**WRITTEN INSTRUCTION**
Return only the lines from the start of the records through the line that contains "(492,49) -- (tm);", inclusive; leave out all pictures.

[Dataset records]
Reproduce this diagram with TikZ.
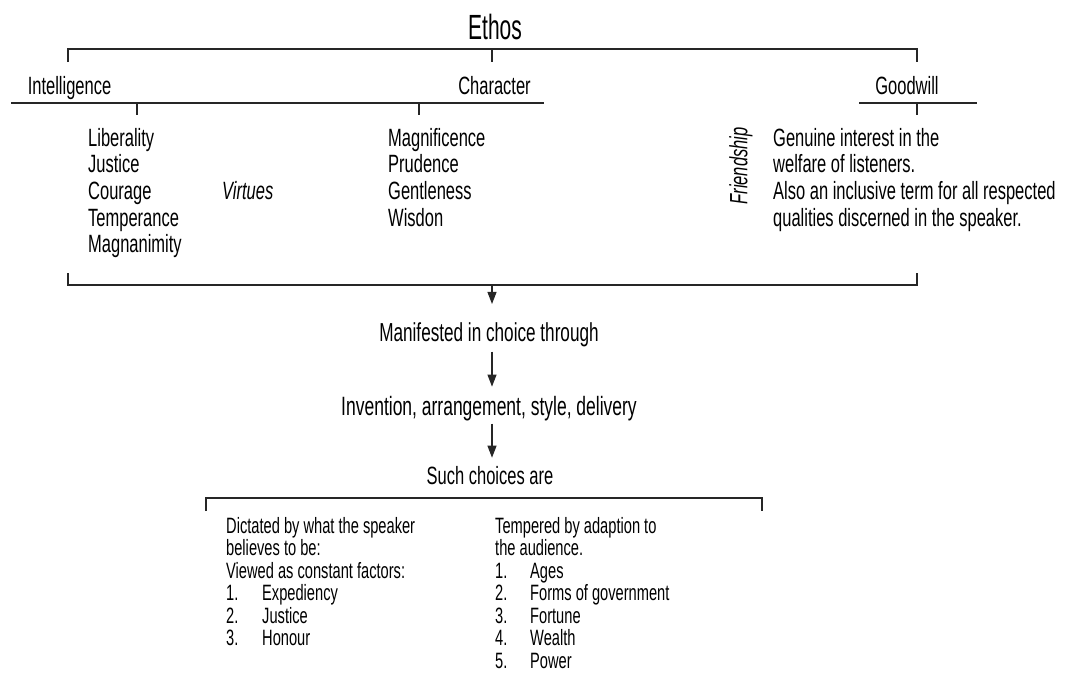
\documentclass[tikz,border=0pt]{standalone}
\usepackage{fontspec}
\setmainfont[FakeStretch=0.66]{Liberation Sans}
\newfontfamily\ethosfont[FakeStretch=0.6]{Liberation Sans}
\usetikzlibrary{arrows.meta}
\begin{document}
\begin{tikzpicture}[x=1pt,y=-1pt,
  line/.style={draw=black!85, line width=1.1pt},
  arr/.style={line, -{Triangle[length=12pt,width=9pt]}},
  txt/.style={inner sep=0pt, font=\fontsize{25}{26.7}\selectfont},
  lst/.style={inner sep=0pt, font=\fontsize{25}{26.7}\selectfont, align=left, anchor=base west},
  lowl/.style={inner sep=0pt, font=\fontsize{22.2}{22.5}\selectfont, align=left, anchor=base west}
]
\useasboundingbox (0,0) rectangle (1074,699);

% top level
\node[inner sep=0pt, anchor=base, font=\ethosfont\fontsize{35}{36}\selectfont] (ethos) at (495,39) {Ethos};
\node[txt, anchor=base] (intel) at (69.5,94) {Intelligence};
\node[txt, anchor=base] (char) at (494.5,94) {Character};
\node[txt, anchor=base] (good) at (907,94) {Goodwill};

% top bracket
\coordinate (tl) at (68,62);
\coordinate (tm) at (492,62);
\coordinate (tr) at (917,62);
\draw[line] (tl) -- (68,49) -- (917,49) -- (tr);
\draw[line] (492,49) -- (tm);

% under-lines
\coordinate (ul1) at (11,103);
\coordinate (ul2) at (544,103);
\draw[line] (ul1) -- (ul2);
\coordinate (t1) at (137,115);
\coordinate (t2) at (419,115);
\draw[line] (137,103) -- (t1);
\draw[line] (419,103) -- (t2);
\coordinate (gl1) at (859,103);
\coordinate (gl2) at (977,103);
\draw[line] (gl1) -- (gl2);
\coordinate (t3) at (917,115);
\draw[line] (917,103) -- (t3);

% lists (base anchor = baseline of last line)
\node[lst] (lib) at (88,252.8) {Liberality\\Justice\\Courage\\Temperance\\Magnanimity};
\node[lst, font=\fontsize{25}{26.7}\selectfont\itshape] (virt) at (222,199.4) {Virtues};
\node[lst] (mag) at (388,226.1) {Magnificence\\Prudence\\Gentleness\\Wisdon};
\node[txt, rotate=90, font=\fontsize{25}{26}\selectfont\itshape] (fri) at (741,166) {Friendship};
\node[lst] (gen) at (773,226.1) {Genuine interest in the\\welfare of listeners.\\Also an inclusive term for all respected\\qualities discerned in the speaker.};

% bottom bracket of upper part
\coordinate (bl) at (68,273);
\coordinate (br) at (917,273);
\coordinate (bm) at (492,285);
\draw[line] (bl) -- (68,285) -- (917,285) -- (br);

% flow
\node[txt, anchor=base, font=\fontsize{26}{27}\selectfont] (man) at (489,341) {Manifested in choice through};
\node[txt, anchor=base, font=\fontsize{26.5}{27}\selectfont] (inv) at (489,415) {Invention, arrangement, style, delivery};
\node[txt, anchor=base] (such) at (490,484) {Such choices are};
\draw[arr, shorten >=18pt] (bm) -- (bm |- man.north);
\draw[arr, shorten <=5pt, shorten >=9pt] (bm |- man.south) -- (bm |- inv.north);
\draw[arr, shorten <=3pt, shorten >=8pt] (bm |- inv.south) -- (bm |- such.north);

% lower bracket
\coordinate (ll) at (206,511);
\coordinate (lr) at (762,511);
\draw[line] (ll) -- (206,498) -- (762,498) -- (lr);

\node[lowl] (dict) at (226,645.5) {Dictated by what the speaker\\believes to be:\\Viewed as constant factors:\\
\makebox[36pt][l]{1.}Expediency\\\makebox[36pt][l]{2.}Justice\\\makebox[36pt][l]{3.}Honour};
\node[lowl] (temp) at (495,668) {Tempered by adaption to\\the audience.\\
\makebox[35pt][l]{1.}Ages\\\makebox[35pt][l]{2.}Forms of government\\\makebox[35pt][l]{3.}Fortune\\\makebox[35pt][l]{4.}Wealth\\\makebox[35pt][l]{5.}Power};
\end{tikzpicture}
\end{document}
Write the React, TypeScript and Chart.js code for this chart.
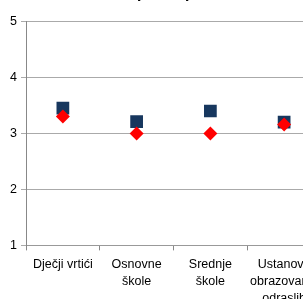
import React, { useEffect, useRef } from "react";
import { Chart, registerables } from "chart.js";

Chart.register(...registerables);

const categories: (string | string[])[] = [
  "Dječji vrtići",
  ["Osnovne", "škole"],
  ["Srednje", "škole"],
  ["Ustanove", "obrazovanja", "odraslih"],
];
const squareValues = [3.45, 3.21, 3.4, 3.2];
const diamondValues = [3.3, 3.0, 3.0, 3.16];
const yTicks = [1, 2, 3, 4, 5];
const titleText = "Prosječna ocjena";

export default function App() {
  const ref = useRef<HTMLCanvasElement>(null);
  useEffect(() => {
    if (!ref.current) return;
    const font = { family: "'Liberation Sans', Arial, sans-serif", size: 12.5 };
    const chart = new Chart(ref.current, {
      type: "line",
      data: {
        labels: categories,
        datasets: [
          {
            label: "B",
            data: diamondValues,
            showLine: false,
            pointStyle: "rectRot",
            pointRadius: 7,
            pointHoverRadius: 7,
            pointBackgroundColor: "#FF0000",
            pointBorderWidth: 0,
            borderColor: "#FF0000",
          },
          {
            label: "A",
            data: squareValues,
            showLine: false,
            pointStyle: "rect",
            pointRadius: 9,
            pointHoverRadius: 9,
            pointBackgroundColor: "#17375E",
            pointBorderWidth: 0,
            borderColor: "#17375E",
          },
        ],
      },
      options: {
        animation: false,
        responsive: false,
        maintainAspectRatio: false,
        layout: { padding: { left: 0, right: 8, top: 0, bottom: 0 } },
        plugins: {
          legend: { display: false },
          tooltip: { enabled: false },
          title: {
            display: true,
            text: titleText,
            color: "#000",
            font: { family: font.family, size: 12, weight: "bold" },
            padding: { top: 7, bottom: 20 },
          },
        },
        scales: {
          x: {
            type: "category",
            offset: true,
            grid: {
              offset: true,
              drawOnChartArea: false,
              drawTicks: true,
              tickLength: 5,
              color: "#888",
            },
            border: { color: "#999", width: 1 },
            ticks: {
              color: "#000",
              font: { ...font, lineHeight: 1.35 },
              padding: 6,
              maxRotation: 0,
              autoSkip: false,
            },
          },
          y: {
            min: 1,
            max: 5,
            afterFit: (s: any) => {
              s.width = 26;
            },
            afterBuildTicks: (s: any) => {
              s.ticks = yTicks.map((v) => ({ value: v }));
            },
            grid: {
              color: "#aaa",
              lineWidth: 1,
              drawTicks: true,
              tickLength: 5,
            },
            border: { color: "#888", width: 1 },
            ticks: {
              color: "#000",
              font,
              padding: 4,
              stepSize: 1,
            },
          },
        },
      },
    });
    return () => chart.destroy();
  }, []);
  return (
    <div style={{ position: "fixed", left: 0, top: -20, width: 330, height: 333 }}>
      <canvas ref={ref} width={330} height={333} style={{ width: 330, height: 333 }} />
    </div>
  );
}
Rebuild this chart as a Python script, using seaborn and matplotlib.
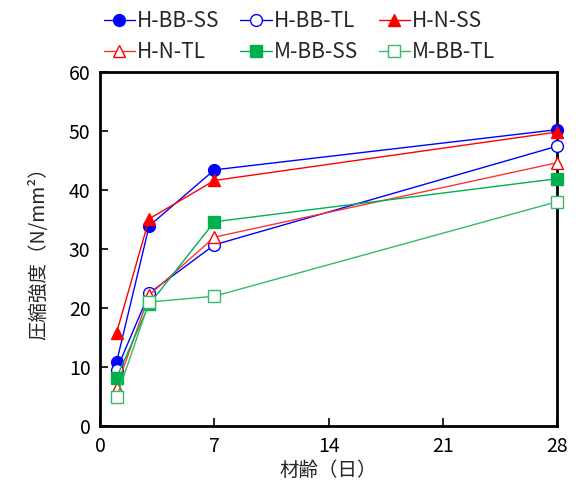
import matplotlib
matplotlib.use("Agg")
import matplotlib.pyplot as plt
import seaborn as sns
import pandas as pd

days = [1, 3, 7, 28]
h_bb_ss = [10.8, 33.9, 43.4, 50.2]
h_bb_tl = [9.5, 22.5, 30.7, 47.4]
h_n_ss = [15.8, 35.1, 41.6, 49.8]
h_n_tl = [6.5, 22.2, 32.0, 44.6]
m_bb_ss = [8.2, 20.6, 34.6, 41.9]
m_bb_tl = [4.9, 21.0, 22.0, 38.0]

series = ["H-BB-SS", "H-BB-TL", "H-N-SS", "H-N-TL", "M-BB-SS", "M-BB-TL"]
values = [h_bb_ss, h_bb_tl, h_n_ss, h_n_tl, m_bb_ss, m_bb_tl]

sns.set_style("ticks")
plt.rcParams['font.family'] = ['Noto Sans CJK JP', 'DejaVu Sans']

styles = {
    "H-BB-SS": dict(color="#0000FF", marker="o", mfc="#0000FF", mec="#0000FF"),
    "H-BB-TL": dict(color="#0000FF", marker="o", mfc="white", mec="#0000FF"),
    "H-N-SS": dict(color="#FF0000", marker="^", mfc="#FF0000", mec="#FF0000"),
    "H-N-TL": dict(color="#FF3333", marker="^", mfc="white", mec="#FF0000"),
    "M-BB-SS": dict(color="#00B050", marker="s", mfc="#00B050", mec="#00B050"),
    "M-BB-TL": dict(color="#33BB66", marker="s", mfc="white", mec="#33BB66"),
}

fig = plt.figure(figsize=(5.76, 4.92), dpi=100)
ax = fig.add_axes([0.174, 0.134, 0.793, 0.720])

for name, vals in zip(series, values):
    df = pd.DataFrame({"day": days, "val": vals})
    s = styles[name]
    sns.lineplot(data=df, x="day", y="val", ax=ax, color=s["color"], marker=s["marker"],
                 markerfacecolor=s["mfc"], markeredgecolor=s["mec"], markeredgewidth=1.0,
                 markersize=8.5 if s["marker"] != "^" else 9, linewidth=1.0, label=name,
                 clip_on=False, zorder=3)

ax.set_xlim(0, 28)
ax.set_ylim(0, 60)
ax.set_xticks([0, 7, 14, 21, 28])
ax.set_yticks(range(0, 61, 10))
ax.tick_params(direction="in", length=6, width=1.2, labelsize=14, colors="black", pad=7)
for sp in ax.spines.values():
    sp.set_visible(True)
    sp.set_linewidth(2)
    sp.set_color("black")
    sp.set_zorder(2)
ax.set_xlabel("材齢（日）", fontsize=14, labelpad=2)
ax.set_ylabel("圧縮強度（N/mm²）", fontsize=14, labelpad=14)

h, l = ax.get_legend_handles_labels()
order = [0, 3, 1, 4, 2, 5]
ax.legend([h[i] for i in order], [l[i] for i in order],
          loc="lower center", bbox_to_anchor=(0.436, 1.0), ncol=3, frameon=False,
          fontsize=15, handlelength=1.5, handletextpad=0.1, columnspacing=1.0,
          labelspacing=0.45, borderaxespad=0.0)

fig.savefig("out.png", dpi=100)
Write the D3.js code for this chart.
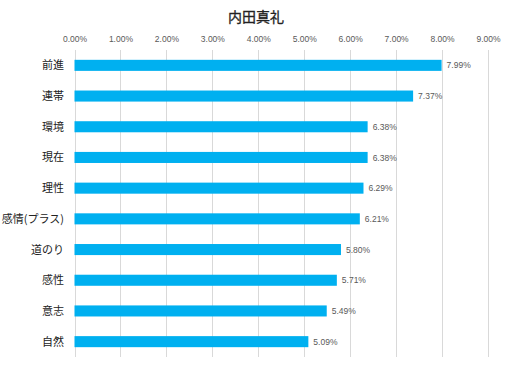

**COMPLETE ANSWER**
Reproduce this diagram with TikZ.
\documentclass[tikz,border=0pt]{standalone}
\usepackage{fontspec}
\setmainfont[FakeStretch=0.66]{Liberation Sans}
\newfontfamily\ethosfont[FakeStretch=0.6]{Liberation Sans}
\usetikzlibrary{arrows.meta}
\begin{document}
\begin{tikzpicture}[x=1pt,y=-1pt,
  line/.style={draw=black!85, line width=1.1pt},
  arr/.style={line, -{Triangle[length=12pt,width=9pt]}},
  txt/.style={inner sep=0pt, font=\fontsize{25}{26.7}\selectfont},
  lst/.style={inner sep=0pt, font=\fontsize{25}{26.7}\selectfont, align=left, anchor=base west},
  lowl/.style={inner sep=0pt, font=\fontsize{22.2}{22.5}\selectfont, align=left, anchor=base west}
]
\useasboundingbox (0,0) rectangle (1074,699);

% top level
\node[inner sep=0pt, anchor=base, font=\ethosfont\fontsize{35}{36}\selectfont] (ethos) at (495,39) {Ethos};
\node[txt, anchor=base] (intel) at (69.5,94) {Intelligence};
\node[txt, anchor=base] (char) at (494.5,94) {Character};
\node[txt, anchor=base] (good) at (907,94) {Goodwill};

% top bracket
\coordinate (tl) at (68,62);
\coordinate (tm) at (492,62);
\coordinate (tr) at (917,62);
\draw[line] (tl) -- (68,49) -- (917,49) -- (tr);
\draw[line] (492,49) -- (tm);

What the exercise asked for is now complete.